Coopersmith, Danner explore how failure can help in new book

Failure. It’s not something people like to talk about, but University of California, Berkeley Entrepreneurship Professors are putting failure to good use in their new book, “The Other ‘F’ Word: How Smart Leaders, Teams, and Entrepreneurs Put Failure to Work.”
“We wanted to create a strategic resource, to help people move failure from a regrettable event to a valuable source of innovation, growth, and more engaged employees,” says co-author Mark Coopersmith, Managing Director of the Institute of Transportation Studies’ Learn2Launch entrepreneurship and innovation program.
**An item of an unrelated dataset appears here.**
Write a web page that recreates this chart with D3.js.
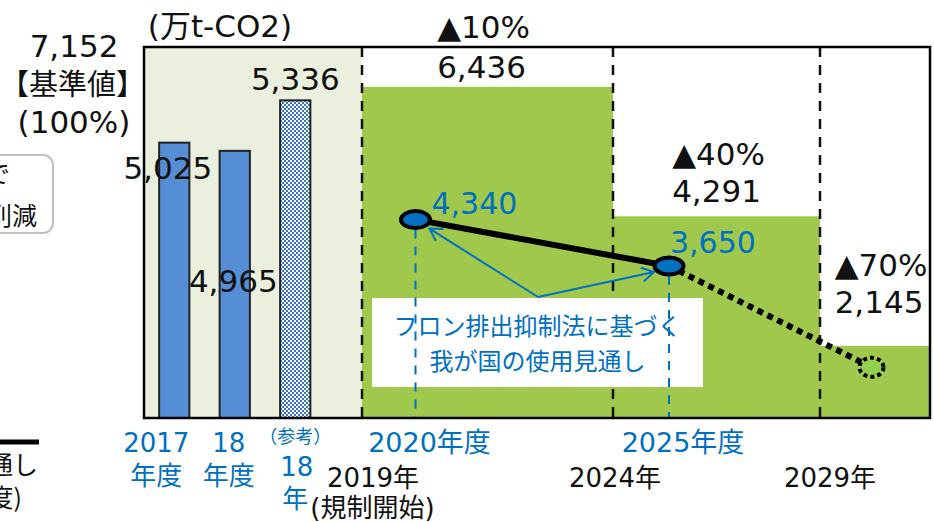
<!DOCTYPE html>
<html><head><meta charset="utf-8">
<script src="https://cdn.jsdelivr.net/npm/d3@7"></script>
<style>body{margin:0;background:#fff;} svg{display:block;font-family:"DejaVu Sans","Noto Sans CJK JP",sans-serif;}</style>
</head><body>
<script>
// ---------------- data ----------------
const histCategories = ["2017", "18", "ref18"];
const histValues = [5025, 4965, 5336];
const histLabels = ["5,025", "4,965", "5,336"];
const baselineValue = 7152;
const targetYears = [2019, 2024, 2029];
const targetEndYear = 2031.2;
const targetValues = [6436, 4291, 2145];
const targetCuts = ["▲10%", "▲40%", "▲70%"];
const targetYearLabels = ["2019年", "2024年", "2029年"];
const forecastYears = [2020, 2025, 2030];
const forecastValues = [4340, 3650, 2145];
const forecastYearLabels = ["2020年度", "2025年度"];
const fmt = d3.format(",");

// ---------------- layout ----------------
const W = 934, H = 522;
const L = 144, R = 930, T = 47, B = 418, split = 362;
const BLUE = "#0070C0", GREEN = "#A0C84C", BEIGE = "#EBF0DE", BAR = "#558ED5";

const svg = d3.select("body").append("svg").attr("width", W).attr("height", H);
const defs = svg.append("defs");
const pat = defs.append("pattern").attr("id", "check").attr("width", 4).attr("height", 4).attr("patternUnits", "userSpaceOnUse");
pat.append("rect").attr("width", 4).attr("height", 4).attr("fill", "#fff");
pat.append("rect").attr("width", 2).attr("height", 2).attr("fill", "#3A75C4");
pat.append("rect").attr("x", 2).attr("y", 2).attr("width", 2).attr("height", 2).attr("fill", "#3A75C4");
const mk = defs.append("marker").attr("id", "arr").attr("markerUnits", "userSpaceOnUse")
  .attr("markerWidth", 16).attr("markerHeight", 16).attr("refX", 14).attr("refY", 8).attr("orient", "auto");
mk.append("path").attr("d", "M2,1 L14,8 L2,15").attr("fill", "none").attr("stroke", BLUE).attr("stroke-width", 2);

// scales (schematic chart: each panel has its own value scale)
const xHist = d3.scaleBand().domain(histCategories).range([L, 325.5]).paddingInner(0.5).paddingOuter(0.25);
const yHist = d3.scaleLinear().domain([3002, 5728]).range([B, T]);
const xYear = d3.scaleLinear()
  .domain([2019, 2020, 2024, 2025, 2029, 2030, targetEndYear])
  .range([split, 415.5, 613, 669, 820, 871.5, R]);
const yTarget = d3.scaleLinear().domain([949, 7096]).range([B, T]);
const yFore = d3.scaleLinear().domain([1390, 6907]).range([B, T]);

// backgrounds
svg.append("rect").attr("x", L).attr("y", T).attr("width", split - L).attr("height", B - T).attr("fill", BEIGE);
const ends = targetYears.slice(1).concat([targetEndYear]);
svg.selectAll("rect.tg").data(targetValues).join("rect").attr("class", "tg")
  .attr("x", (d, i) => xYear(targetYears[i]))
  .attr("width", (d, i) => xYear(ends[i]) - xYear(targetYears[i]))
  .attr("y", d => yTarget(d)).attr("height", d => B - yTarget(d))
  .attr("fill", GREEN);

// black dashed period boundaries
svg.selectAll("line.bd").data(targetYears).join("line").attr("class", "bd")
  .attr("x1", d => xYear(d)).attr("x2", d => xYear(d)).attr("y1", T).attr("y2", B)
  .attr("stroke", "#111").attr("stroke-width", 2.5).attr("stroke-dasharray", "10,8");

// historical bars
svg.selectAll("rect.hb").data(histValues).join("rect").attr("class", "hb")
  .attr("x", (d, i) => xHist(histCategories[i])).attr("width", xHist.bandwidth())
  .attr("y", d => yHist(d)).attr("height", d => B - yHist(d))
  .attr("fill", (d, i) => i === 2 ? "url(#check)" : BAR)
  .attr("stroke", "#222").attr("stroke-width", 2);

// callout box
const box = {x: 372, y: 298, w: 331, h: 89};
svg.append("rect").attr("x", box.x).attr("y", box.y).attr("width", box.w).attr("height", box.h).attr("fill", "#fff");

// blue dashed lines from forecast points
svg.selectAll("line.fd").data(forecastValues.slice(0, 2)).join("line").attr("class", "fd")
  .attr("x1", (d, i) => xYear(forecastYears[i])).attr("x2", (d, i) => xYear(forecastYears[i]))
  .attr("y1", d => yFore(d) + 10).attr("y2", B)
  .attr("stroke", BLUE).attr("stroke-width", 2).attr("stroke-dasharray", "9,8");

// callout text
const cx = box.x + box.w / 2;
svg.append("text").attr("x", cx).attr("y", 335).attr("text-anchor", "middle").attr("fill", BLUE)
  .attr("font-family", "Noto Sans CJK JP").attr("font-size", 24).text("フロン排出抑制法に基づく");
svg.append("text").attr("x", cx).attr("y", 370).attr("text-anchor", "middle").attr("fill", BLUE)
  .attr("font-family", "Noto Sans CJK JP").attr("font-size", 24).text("我が国の使用見通し");

// arrows
const ax = 538, ay = box.y - 1;
const arrowEnds = [[14, 9], [-15, 6]];
svg.selectAll("line.ar").data(forecastValues.slice(0, 2)).join("line").attr("class", "ar")
  .attr("x1", ax).attr("y1", ay)
  .attr("x2", (d, i) => xYear(forecastYears[i]) + arrowEnds[i][0])
  .attr("y2", (d, i) => yFore(d) + arrowEnds[i][1])
  .attr("stroke", BLUE).attr("stroke-width", 2).attr("marker-end", "url(#arr)");

// forecast line
const pts = forecastValues.map((v, i) => [xYear(forecastYears[i]), yFore(v)]);
svg.append("path").attr("d", d3.line()(pts.slice(0, 2))).attr("stroke", "#000").attr("stroke-width", 6).attr("fill", "none");
svg.append("path").attr("d", d3.line()(pts.slice(1))).attr("stroke", "#000").attr("stroke-width", 6)
  .attr("stroke-dasharray", "6,5").attr("fill", "none");
svg.selectAll("ellipse.fp").data(pts).join("ellipse").attr("class", "fp")
  .attr("cx", d => d[0]).attr("cy", d => d[1])
  .attr("rx", (d, i) => i === 2 ? 12 : 14.5).attr("ry", (d, i) => i === 2 ? 9.5 : 8.5)
  .attr("fill", (d, i) => i === 2 ? "#92D050" : BLUE)
  .attr("stroke", "#000").attr("stroke-width", 4)
  .attr("stroke-dasharray", (d, i) => i === 2 ? "4,3" : null);

// frame
svg.append("rect").attr("x", L).attr("y", T).attr("width", R - L).attr("height", B - T)
  .attr("fill", "none").attr("stroke", "#000").attr("stroke-width", 2.5);

// ---------- texts ----------
function txt(x, y, s, size, fill, anchor, fam) {
  const t = svg.append("text").attr("x", x).attr("y", y).attr("font-size", size)
    .attr("fill", fill || "#000").attr("text-anchor", anchor || "middle").text(s);
  if (fam) t.attr("font-family", fam);
  return t;
}
// unit
txt(220, 37, "(万t-CO2)", 31, "#111");
// baseline
txt(74, 57, fmt(baselineValue), 31, "#111");
txt(72.5, 95, "【基準値】", 29, "#111", "middle", "Noto Sans CJK JP");
txt(74, 133, "(100%)", 31, "#111");

// hist labels
const histLabelDx = [-6.5, -1.5, 0], histLabelDy = [36, 141, -10];
histValues.forEach((v, i) => {
  txt(xHist(histCategories[i]) + xHist.bandwidth() / 2 + histLabelDx[i], yHist(v) + histLabelDy[i], histLabels[i], 31, "#111");
});

// target labels
const tgDy = [6, 20, 30];
targetValues.forEach((v, i) => {
  const c = (xYear(targetYears[i]) + xYear(ends[i])) / 2 + (i === 0 ? -6 : (i === 2 ? 4 : 0));
  const yb = yTarget(v) - tgDy[i] + (i === 0 ? -3 : (i === 1 ? 6 : -3));
  txt(c, yb, fmt(v), 31, "#111");
  txt(c + 2, yb - (i === 0 ? 40 : 37), targetCuts[i], 31, "#111");
});

// forecast value labels
const fdx = [16, 1], fdy = [-6, -13];
forecastValues.slice(0, 2).forEach((v, i) => {
  txt(xYear(forecastYears[i]) + fdx[i], yFore(v) + fdy[i], fmt(v), 30, BLUE, "start");
});

// bottom: historical category labels
const hc = histCategories.map(c => xHist(c) + xHist.bandwidth() / 2);
txt(hc[0] - 18, 452, "2017", 26, BLUE);
txt(hc[0] - 18, 485, "年度", 26, BLUE, "middle", "Noto Sans CJK JP");
txt(hc[1] - 6, 452, "18", 26, BLUE);
txt(hc[1] - 6, 485, "年度", 26, BLUE, "middle", "Noto Sans CJK JP");
txt(hc[2], 443, "（参考）", 18, BLUE, "middle", "Noto Sans CJK JP");
txt(hc[2] + 1.5, 476, "18", 26, BLUE);
txt(hc[2], 508, "年", 26, BLUE, "middle", "Noto Sans CJK JP");

// forecast year labels
forecastYearLabels.forEach((s, i) => txt(xYear(forecastYears[i]) + 14, 452, s, 27, BLUE));
// target year labels
const tyDx = [11, 2, 10];
targetYearLabels.forEach((s, i) => txt(xYear(targetYears[i]) + tyDx[i], 487, s, 26, "#111"));
txt(xYear(targetYears[0]) + 10.5, 517, "(規制開始)", 26, "#111");

// left partial box
svg.append("rect").attr("x", -60).attr("y", 155).attr("width", 113).attr("height", 78).attr("rx", 10)
  .attr("fill", "#fff").attr("stroke", "#BFBFBF").attr("stroke-width", 2);
txt(10, 183, "キガリ改正で", 25, "#111", "end", "Noto Sans CJK JP");
txt(37, 225, "85%削減", 25, "#111", "end", "Noto Sans CJK JP");

// left partial legend
svg.append("line").attr("x1", -5).attr("x2", 39).attr("y1", 442).attr("y2", 442).attr("stroke", "#000").attr("stroke-width", 5);
txt(38, 474, "我が国の使用見通し", 25, "#111", "end", "Noto Sans CJK JP");
txt(22, 507, "(2020年度)", 25, "#111", "end", "Noto Sans CJK JP");
</script>
</body></html>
Coopersmith and Lester Center for Entrepreneurship Senior Fellow John Danner began using the concept of learning from failure and strategically putting those lessons into practice in their coursework in the innovation and entrepreneurship program at the Haas School of Business. They expanded their audience and presented it at a number of talks to Cal alumni.
While the response was positive to the information, lecture attendees expressed concerns about how they might best be able bring the failure conversation to their workplace. It was a challenge Danner and Coopersmith accepted, and they began work on a book that would respect the inevitability of failure, talk about it openly without shame, learn from it, and apply its lessons.
“We took a look at books and material out there and found a lack of those that have failure as part of the language,” says Danner.  “When it was mentioned, it was ‘I failed, but then I persevered and succeeded.’ We felt the conversation needed to be deeper.”
For the book, Danner and Coopersmith spoke with successful figures in the business world who were interested and eager to talk about their failures and what they learned from failure, about taking risks and the strategic lessons that came out of their failures.
“Failure is the fundamental price of admission to success,” says Danner.
They selected more than 60 examples for their new book, and built on those conversations, examples and lessons by examining the facts and facets of failure, how failure appears at different organizational phases, and, based on patterns they observed in those leaders and organizations that had a more productive relationship with the other f word, developed a seven-stage Failure Value Cycle.   
The Failure Value Cycle framework helps leaders and organizations avoid failure in the first place, recognize it earlier, deal with it better when it happens, and leverage it to drive stronger performance, turning failure from a regret to a strategic resource.
As failure, in one form or another, is inevitable, Coopersmith and Danner also incorporated their research on companies named in the “Great Places to Work” lists to see where failure/turmoil did not end in company failure and sometimes was even catalytic.
The book also can be used as a resource tool. Coopersmith and Danner created a Failure Report Card, a series of questions for various organizational phases that helps readers determine how they are doing and how they can take steps to correct the path, if needed.
The Other ‘F’ Word,” which has been adopted as a textbook for several entrepreneurial courses and has earned widespread praise throughout the business community, including Walter Isaacson, President, Aspen Institute, former Chairman/CEO, CNN.
"Great innovators don't fear failure. They build on it. In this pragmatic guide, Danner and Coopersmith tell you how to think about failure in a positive way—and use it to create value,” says Isaacson.